Urbanredneck, I am going to again ask that, if you are going to ask questions, you make a good faith effort to actually read the answers if you are going to keep asking questions. The fact Canadian universities do charge tuition has not only been mentioned, it’s been mentioned several times, and specific dollar figures have even been used.

If you want to see Canadian university webpages, http://www.google.com is a commonly used way of finding things online. Try searching for “top Canadian universities” - not “colleges” - and go from there.

Here’s an article from a few years ago from the Queen’s Journal that discusses the ban. There are a few frats and one sorority, but they don’t have access to University and AMS facilities/resources. The reason for the ban is that they are not inclusive. Queen’s operates on the basis that any social group has to be open to all students to be eligible for access to university resources. That’s not how frats and sororities operate.

The pledge against fraternities

I was never at Queens, but there was an incredibly homophobic response to that chant in the '90s.

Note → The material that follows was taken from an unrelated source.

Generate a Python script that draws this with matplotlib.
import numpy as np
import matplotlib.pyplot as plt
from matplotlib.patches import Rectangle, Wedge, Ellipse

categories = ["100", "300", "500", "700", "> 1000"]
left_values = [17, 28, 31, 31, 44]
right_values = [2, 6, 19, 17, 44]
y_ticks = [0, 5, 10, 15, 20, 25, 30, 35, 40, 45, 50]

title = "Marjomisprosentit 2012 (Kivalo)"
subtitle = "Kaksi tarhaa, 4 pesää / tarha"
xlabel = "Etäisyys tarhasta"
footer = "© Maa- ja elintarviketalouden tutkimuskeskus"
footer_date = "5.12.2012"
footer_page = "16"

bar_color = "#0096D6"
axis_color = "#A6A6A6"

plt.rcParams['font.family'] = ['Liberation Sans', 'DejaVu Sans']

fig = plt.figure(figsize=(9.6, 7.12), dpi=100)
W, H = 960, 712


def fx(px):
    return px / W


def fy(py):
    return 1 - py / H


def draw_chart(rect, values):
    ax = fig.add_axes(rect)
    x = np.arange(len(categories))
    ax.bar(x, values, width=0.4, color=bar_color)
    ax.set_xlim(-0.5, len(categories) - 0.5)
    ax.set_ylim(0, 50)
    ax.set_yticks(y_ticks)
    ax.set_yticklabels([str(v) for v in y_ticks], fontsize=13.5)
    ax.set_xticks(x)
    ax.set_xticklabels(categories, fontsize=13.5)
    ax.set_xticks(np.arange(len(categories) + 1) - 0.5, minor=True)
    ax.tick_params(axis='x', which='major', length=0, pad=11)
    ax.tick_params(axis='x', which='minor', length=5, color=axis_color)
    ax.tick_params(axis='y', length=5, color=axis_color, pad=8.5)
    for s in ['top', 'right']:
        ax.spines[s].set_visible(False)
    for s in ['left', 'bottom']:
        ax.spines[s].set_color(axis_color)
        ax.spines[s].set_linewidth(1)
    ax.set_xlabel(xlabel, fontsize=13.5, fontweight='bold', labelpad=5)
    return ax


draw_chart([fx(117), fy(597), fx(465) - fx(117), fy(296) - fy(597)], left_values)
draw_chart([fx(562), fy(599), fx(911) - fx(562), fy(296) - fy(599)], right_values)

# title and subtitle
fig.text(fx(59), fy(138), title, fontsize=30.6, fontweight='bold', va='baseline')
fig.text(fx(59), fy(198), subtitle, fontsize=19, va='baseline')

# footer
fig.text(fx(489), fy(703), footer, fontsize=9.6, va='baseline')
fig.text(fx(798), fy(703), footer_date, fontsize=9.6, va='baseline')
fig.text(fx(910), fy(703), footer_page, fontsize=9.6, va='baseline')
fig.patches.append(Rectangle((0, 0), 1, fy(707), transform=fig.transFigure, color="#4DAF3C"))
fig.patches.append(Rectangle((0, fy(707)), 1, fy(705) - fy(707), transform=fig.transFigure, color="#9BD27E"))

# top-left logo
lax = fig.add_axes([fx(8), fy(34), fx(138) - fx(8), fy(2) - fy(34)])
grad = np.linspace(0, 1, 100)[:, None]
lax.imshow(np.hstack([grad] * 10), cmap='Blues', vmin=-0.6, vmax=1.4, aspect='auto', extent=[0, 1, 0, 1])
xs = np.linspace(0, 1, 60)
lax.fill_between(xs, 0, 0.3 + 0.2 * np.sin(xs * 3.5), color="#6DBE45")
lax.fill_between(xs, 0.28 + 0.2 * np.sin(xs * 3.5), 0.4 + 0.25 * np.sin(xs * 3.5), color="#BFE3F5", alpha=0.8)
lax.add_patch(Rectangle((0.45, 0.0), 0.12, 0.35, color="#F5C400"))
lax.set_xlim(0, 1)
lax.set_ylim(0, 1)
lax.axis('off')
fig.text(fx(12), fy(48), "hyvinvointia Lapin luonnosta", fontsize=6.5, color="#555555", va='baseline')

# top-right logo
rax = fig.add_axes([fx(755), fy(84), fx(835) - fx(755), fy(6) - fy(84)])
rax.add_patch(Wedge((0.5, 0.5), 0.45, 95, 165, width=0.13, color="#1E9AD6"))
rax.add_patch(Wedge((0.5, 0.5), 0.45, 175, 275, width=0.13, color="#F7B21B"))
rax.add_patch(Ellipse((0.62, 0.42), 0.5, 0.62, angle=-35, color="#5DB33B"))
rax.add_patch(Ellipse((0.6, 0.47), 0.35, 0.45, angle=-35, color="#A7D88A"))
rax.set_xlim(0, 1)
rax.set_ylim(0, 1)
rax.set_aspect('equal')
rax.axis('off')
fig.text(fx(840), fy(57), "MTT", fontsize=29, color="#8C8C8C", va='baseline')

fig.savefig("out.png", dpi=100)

1-Yes, a BA degree is a degree throughout North America. See https://www.univcan.ca/universities/quality-assurance/professional-programs-accreditation/

2-Classroom sizes vary widely even within the same university, depending on your course of study. My largest class – intro to linguistics – had 200 students. My smallest had 6.

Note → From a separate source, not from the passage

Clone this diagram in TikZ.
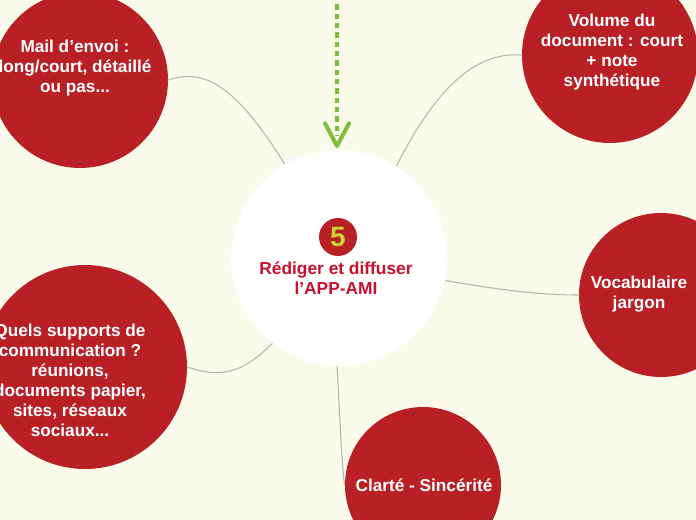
\documentclass[tikz,border=0pt]{standalone}
\usepackage{fontspec}
\setmainfont{Liberation Sans}
\usetikzlibrary{arrows.meta}
\definecolor{bg}{HTML}{FAFBEA}
\definecolor{redc}{HTML}{B82025}
\definecolor{titlec}{HTML}{C8102E}
\definecolor{linec}{HTML}{B5B8A8}
\definecolor{greenc}{HTML}{7DBE3C}
\definecolor{yel}{HTML}{C8D630}
\begin{document}
\begin{tikzpicture}[x=0.75pt,y=-0.75pt,
  topic/.style={circle,fill=redc,inner sep=0pt},
  lab/.style={text=white,font=\bfseries\fontsize{12.9}{15}\selectfont,align=center,inner sep=0pt},
  conn/.style={draw=linec,line width=0.8pt}]
\fill[bg] (0,0) rectangle (696,520);
\useasboundingbox (0,0) rectangle (696,520);
\begin{scope}
\clip (0,0) rectangle (696,520);
\node[circle,fill=white,minimum size=216*0.75pt] (c) at (339,258) {};
\node[topic,minimum size=176*0.75pt] (tl) at (80,80) {};
\node[topic,minimum size=176*0.75pt] (tr) at (610,55) {};
\node[topic,minimum size=164*0.75pt] (r) at (661,295) {};
\node[topic,minimum size=156*0.75pt] (b) at (423,485) {};
\node[topic,minimum size=204*0.75pt] (l) at (85,367) {};
\node[lab] (tlt) at (75,68) {Mail d'envoi :\\long/court, détaillé\\ou pas...};
\node[lab] (trt) at (612,52) {Volume du\\document : court\\+ note\\synthétique};
\node[lab] (rt) at (639,294) {Vocabulaire\\jargon};
\node[lab] (bt) at (424,485) {Clarté - Sincérité};
\node[lab] (lt) at (70,380) {Quels supports de\\communication ?\\réunions,\\documents papier,\\sites, réseaux\\sociaux...};
\coordinate (top) at (337,-5);
\coordinate (tip) at (337,146);
\end{scope}
\draw[conn] (c.120) .. controls (235,85) and (205,68) .. (tl.east);
\draw[conn] (c.58) .. controls (440,80) and (480,52) .. (tr.west);
\draw[conn] (c.-12) .. controls (500,290) and (540,295) .. (r.west);
\draw[conn] (c.-128) .. controls (245,370) and (225,380) .. (l.east);
\draw[conn] (c.-91) .. controls (340,420) and (342,470) .. (b.west);
\draw[greenc,line width=3.5pt,dash pattern=on 4pt off 3pt] (top) -- ([yshift=8]tip);
\draw[greenc,line width=3pt,line cap=round,line join=round] ([xshift=-9,yshift=17]tip) -- (tip) -- ([xshift=9,yshift=17]tip);
\node[circle,fill=redc,minimum size=38*0.75pt,inner sep=0pt,text=yel,font=\bfseries\fontsize{21}{21}\selectfont] (num) at (338,237) {5};
\node[text=titlec,font=\bfseries\fontsize{13}{15}\selectfont,align=center] (t) at (336,278) {Rédiger et diffuser\\l’APP-AMI};
\end{tikzpicture}
\end{document}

3-Again, this is all over the map.

4-Depends on school/course/teacher etc… In my experience TAs will grade work and run supplementary labs, but won’t run a whole course.

Canadians do not get free tuition at the university level. (Not sure where you got that idea.)
Because education is a provincial matter, all provinces can and do set their own rules about how much they want to lean on universities.
So tuition can be capped at different rates for residents of the province, the country, or international students, and at different rates for each program.

Retirement? Well in Canada we have a federally funded retirement program called the Canada Pension Plan (Quebec has its own, but if you work in Quebec and retire elsewhere you still get paid, and vice versa). It guarantees a basic income of about $13,000 per year.
On top of this people can contribute to their own self-directed tax sheltered plans (RRSPs and TFSAs).

And then each workplace may or may not (the bigger the institution, the more likely) have its own pension and benefits plan.